Data section:
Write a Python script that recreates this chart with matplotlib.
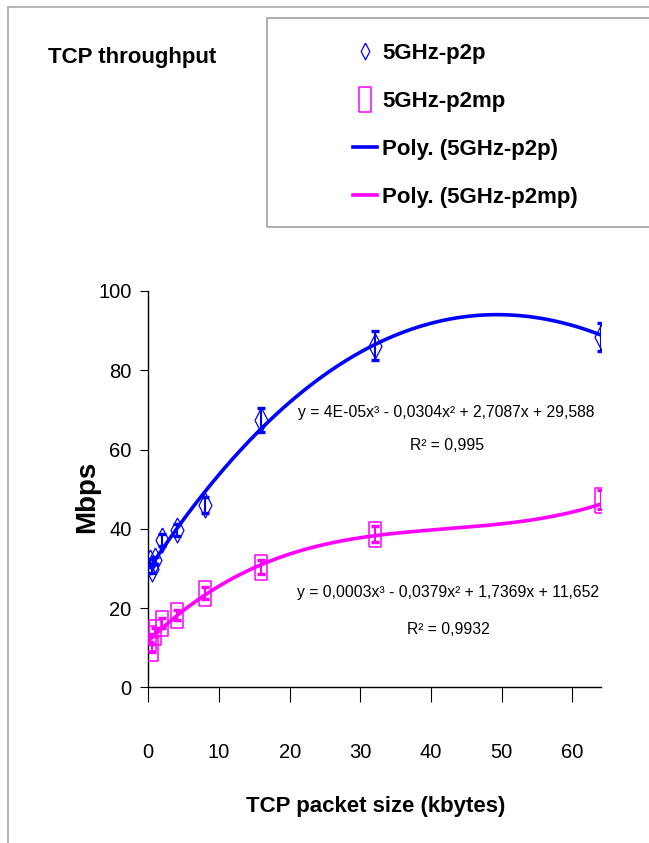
import numpy as np
import matplotlib
matplotlib.use("Agg")
import matplotlib.pyplot as plt
from matplotlib.lines import Line2D
from matplotlib.patches import Rectangle

plt.rcParams['font.family'] = ['Liberation Sans Narrow', 'Liberation Sans', 'DejaVu Sans']

# data
packet_kb = [0.25, 0.5, 1, 2, 4, 8, 16, 32, 64]
p2p_mbps = [31.5, 29.8, 32.0, 37.2, 39.7, 46.0, 67.5, 86.2, 88.3]
p2p_err = [1.0, 1.0, 1.0, 1.5, 1.5, 2.0, 3.0, 3.6, 3.5]
p2mp_mbps = [12.5, 10.0, 14.0, 16.2, 18.2, 23.9, 30.3, 38.6, 47.3]
p2mp_err = [1.0, 1.0, 1.0, 1.2, 1.2, 1.5, 1.8, 2.0, 2.4]

# trendline coefficients as printed on the chart
p2p_coef = [4e-05, -0.0304, 2.7087, 29.588]
p2mp_coef = [0.0003, -0.0379, 1.7369, 11.652]
p2p_eq = "y = 4E-05x³ - 0,0304x² + 2,7087x + 29,588"
p2p_r2 = "R² = 0,995"
p2mp_eq = "y = 0,0003x³ - 0,0379x² + 1,7369x + 11,652"
p2mp_r2 = "R² = 0,9932"

x_ticks = [0, 10, 20, 30, 40, 50, 60]
y_ticks = [0, 20, 40, 60, 80, 100]

BLUE = '#0000FF'
PINK = '#FF00FF'
W, H = 649, 843


def fx(px):
    return px / W


def fy(py):
    return 1 - py / H


# tall markers (the original picture is stretched vertically)
diamond = [(0, 1), (0.52, 0), (0, -1), (-0.52, 0), (0, 1)]
box = [(-0.5, -1), (0.5, -1), (0.5, 1), (-0.5, 1), (-0.5, -1)]

fig = plt.figure(figsize=(W / 100, H / 100), dpi=100)
ax = fig.add_axes([fx(148.3), fy(687.3), fx(600.7) - fx(148.3), fy(291) - fy(687.3)])

# chart area border and legend frame
fig.patches.append(Rectangle((fx(8), -0.1), 1.2, fy(6.5) + 0.1, transform=fig.transFigure,
                             fill=False, edgecolor='#A8A8A8', lw=1.2))
fig.patches.append(Rectangle((fx(266.5), fy(227)), 1.0, fy(18) - fy(227), transform=fig.transFigure,
                             fill=False, edgecolor='#A0A0A0', lw=1.2))

# trendlines
xs = np.linspace(min(packet_kb), max(packet_kb), 300)
ax.plot(xs, np.polyval(p2p_coef, xs), color=BLUE, lw=2.6, zorder=3)
ax.plot(xs, np.polyval(p2mp_coef, xs), color=PINK, lw=2.6, zorder=3)

# points with error bars
ax.errorbar(packet_kb, p2p_mbps, yerr=p2p_err, fmt='none', ecolor=BLUE,
            elinewidth=1.5, capsize=3, capthick=2.4, zorder=4)
ax.plot(packet_kb, p2p_mbps, ls='none', marker=diamond, ms=18, mfc='none',
        mec=BLUE, mew=0.9, zorder=5)
ax.errorbar(packet_kb, p2mp_mbps, yerr=p2mp_err, fmt='none', ecolor=PINK,
            elinewidth=1.5, capsize=3, capthick=2.4, zorder=4)
ax.plot(packet_kb, p2mp_mbps, ls='none', marker=box, ms=18, mfc='none',
        mec=PINK, mew=1.1, zorder=5)

ax.set_xlim(0, 64)
ax.set_ylim(0, 100)
ax.set_xticks(x_ticks)
ax.set_yticks(y_ticks)
ax.spines['top'].set_visible(False)
ax.spines['right'].set_visible(False)
for s in ('left', 'bottom'):
    ax.spines[s].set_linewidth(1.0)
ax.tick_params(axis='x', direction='out', length=11, width=0.8, pad=29, labelsize=14.5)
ax.tick_params(axis='y', direction='out', length=6, width=0.8, pad=6, labelsize=14.5)
ax.patch.set_visible(False)

ax.set_xlabel('TCP packet size (kbytes)', fontsize=16, fontweight='bold')
ax.xaxis.set_label_coords((376 - 148.3) / 452.4, (687.3 - 807) / 396.3)
ax.xaxis.label.set_va('center')
ax.set_ylabel('Mbps', fontsize=20, fontweight='bold')
ax.yaxis.set_label_coords((87 - 148.3) / 452.4, (687.3 - 497) / 396.3)
ax.yaxis.label.set_va('center')

# trendline equations
fig.text(fx(446.5), fy(412), p2p_eq, ha='center', va='center', fontsize=11.3)
fig.text(fx(446.5), fy(446), p2p_r2, ha='center', va='center', fontsize=11.3)
fig.text(fx(448), fy(593), p2mp_eq, ha='center', va='center', fontsize=11.3)
fig.text(fx(448), fy(630), p2mp_r2, ha='center', va='center', fontsize=11.3)

# title
fig.text(fx(48), fy(58), 'TCP throughput', ha='left', va='center', fontsize=16, fontweight='bold')

# legend
handles = [
    Line2D([], [], ls='none', marker=diamond, ms=12, mfc='none', mec=BLUE, mew=0.9),
    Line2D([], [], ls='none', marker=box, ms=18, mfc='none', mec=PINK, mew=1.1),
    Line2D([], [], color=BLUE, lw=2.6),
    Line2D([], [], color=PINK, lw=2.6),
]
labels = ['5GHz-p2p', '5GHz-p2mp', 'Poly. (5GHz-p2p)', 'Poly. (5GHz-p2mp)']
fig.legend(handles, labels, loc='upper left', bbox_to_anchor=(fx(353), fy(42.5)),
           frameon=False, prop={'weight': 'bold', 'size': 16},
           handlelength=1.08, handletextpad=0.225, labelspacing=1.225, borderpad=0,
           borderaxespad=0)

fig.savefig('out.png', dpi=100)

What is expected:
Go through the material above and print all of it exactly, except the pictures.

Worked answer:
Write a Python script that recreates this chart with matplotlib.
import numpy as np
import matplotlib
matplotlib.use("Agg")
import matplotlib.pyplot as plt
from matplotlib.lines import Line2D
from matplotlib.patches import Rectangle

plt.rcParams['font.family'] = ['Liberation Sans Narrow', 'Liberation Sans', 'DejaVu Sans']

# data
packet_kb = [0.25, 0.5, 1, 2, 4, 8, 16, 32, 64]
p2p_mbps = [31.5, 29.8, 32.0, 37.2, 39.7, 46.0, 67.5, 86.2, 88.3]
p2p_err = [1.0, 1.0, 1.0, 1.5, 1.5, 2.0, 3.0, 3.6, 3.5]
p2mp_mbps = [12.5, 10.0, 14.0, 16.2, 18.2, 23.9, 30.3, 38.6, 47.3]
p2mp_err = [1.0, 1.0, 1.0, 1.2, 1.2, 1.5, 1.8, 2.0, 2.4]

# trendline coefficients as printed on the chart
p2p_coef = [4e-05, -0.0304, 2.7087, 29.588]
p2mp_coef = [0.0003, -0.0379, 1.7369, 11.652]
p2p_eq = "y = 4E-05x³ - 0,0304x² + 2,7087x + 29,588"
p2p_r2 = "R² = 0,995"
p2mp_eq = "y = 0,0003x³ - 0,0379x² + 1,7369x + 11,652"
p2mp_r2 = "R² = 0,9932"

x_ticks = [0, 10, 20, 30, 40, 50, 60]
y_ticks = [0, 20, 40, 60, 80, 100]

BLUE = '#0000FF'
PINK = '#FF00FF'
W, H = 649, 843


def fx(px):
    return px / W


def fy(py):
    return 1 - py / H


# tall markers (the original picture is stretched vertically)
diamond = [(0, 1), (0.52, 0), (0, -1), (-0.52, 0), (0, 1)]
box = [(-0.5, -1), (0.5, -1), (0.5, 1), (-0.5, 1), (-0.5, -1)]

fig = plt.figure(figsize=(W / 100, H / 100), dpi=100)
ax = fig.add_axes([fx(148.3), fy(687.3), fx(600.7) - fx(148.3), fy(291) - fy(687.3)])

# chart area border and legend frame
fig.patches.append(Rectangle((fx(8), -0.1), 1.2, fy(6.5) + 0.1, transform=fig.transFigure,
                             fill=False, edgecolor='#A8A8A8', lw=1.2))
fig.patches.append(Rectangle((fx(266.5), fy(227)), 1.0, fy(18) - fy(227), transform=fig.transFigure,
                             fill=False, edgecolor='#A0A0A0', lw=1.2))

# trendlines
xs = np.linspace(min(packet_kb), max(packet_kb), 300)
ax.plot(xs, np.polyval(p2p_coef, xs), color=BLUE, lw=2.6, zorder=3)
ax.plot(xs, np.polyval(p2mp_coef, xs), color=PINK, lw=2.6, zorder=3)

# points with error bars
ax.errorbar(packet_kb, p2p_mbps, yerr=p2p_err, fmt='none', ecolor=BLUE,
            elinewidth=1.5, capsize=3, capthick=2.4, zorder=4)
ax.plot(packet_kb, p2p_mbps, ls='none', marker=diamond, ms=18, mfc='none',
        mec=BLUE, mew=0.9, zorder=5)
ax.errorbar(packet_kb, p2mp_mbps, yerr=p2mp_err, fmt='none', ecolor=PINK,
            elinewidth=1.5, capsize=3, capthick=2.4, zorder=4)
ax.plot(packet_kb, p2mp_mbps, ls='none', marker=box, ms=18, mfc='none',
        mec=PINK, mew=1.1, zorder=5)

ax.set_xlim(0, 64)
ax.set_ylim(0, 100)
ax.set_xticks(x_ticks)
ax.set_yticks(y_ticks)
ax.spines['top'].set_visible(False)
ax.spines['right'].set_visible(False)
for s in ('left', 'bottom'):
    ax.spines[s].set_linewidth(1.0)
ax.tick_params(axis='x', direction='out', length=11, width=0.8, pad=29, labelsize=14.5)
ax.tick_params(axis='y', direction='out', length=6, width=0.8, pad=6, labelsize=14.5)
ax.patch.set_visible(False)

ax.set_xlabel('TCP packet size (kbytes)', fontsize=16, fontweight='bold')
ax.xaxis.set_label_coords((376 - 148.3) / 452.4, (687.3 - 807) / 396.3)
ax.xaxis.label.set_va('center')
ax.set_ylabel('Mbps', fontsize=20, fontweight='bold')
ax.yaxis.set_label_coords((87 - 148.3) / 452.4, (687.3 - 497) / 396.3)
ax.yaxis.label.set_va('center')

# trendline equations
fig.text(fx(446.5), fy(412), p2p_eq, ha='center', va='center', fontsize=11.3)
fig.text(fx(446.5), fy(446), p2p_r2, ha='center', va='center', fontsize=11.3)
fig.text(fx(448), fy(593), p2mp_eq, ha='center', va='center', fontsize=11.3)
fig.text(fx(448), fy(630), p2mp_r2, ha='center', va='center', fontsize=11.3)

# title
fig.text(fx(48), fy(58), 'TCP throughput', ha='left', va='center', fontsize=16, fontweight='bold')

# legend
handles = [
    Line2D([], [], ls='none', marker=diamond, ms=12, mfc='none', mec=BLUE, mew=0.9),
    Line2D([], [], ls='none', marker=box, ms=18, mfc='none', mec=PINK, mew=1.1),
    Line2D([], [], color=BLUE, lw=2.6),
    Line2D([], [], color=PINK, lw=2.6),
]
labels = ['5GHz-p2p', '5GHz-p2mp', 'Poly. (5GHz-p2p)', 'Poly. (5GHz-p2mp)']
fig.legend(handles, labels, loc='upper left', bbox_to_anchor=(fx(353), fy(42.5)),
           frameon=False, prop={'weight': 'bold', 'size': 16},
           handlelength=1.08, handletextpad=0.225, labelspacing=1.225, borderpad=0,
           borderaxespad=0)

fig.savefig('out.png', dpi=100)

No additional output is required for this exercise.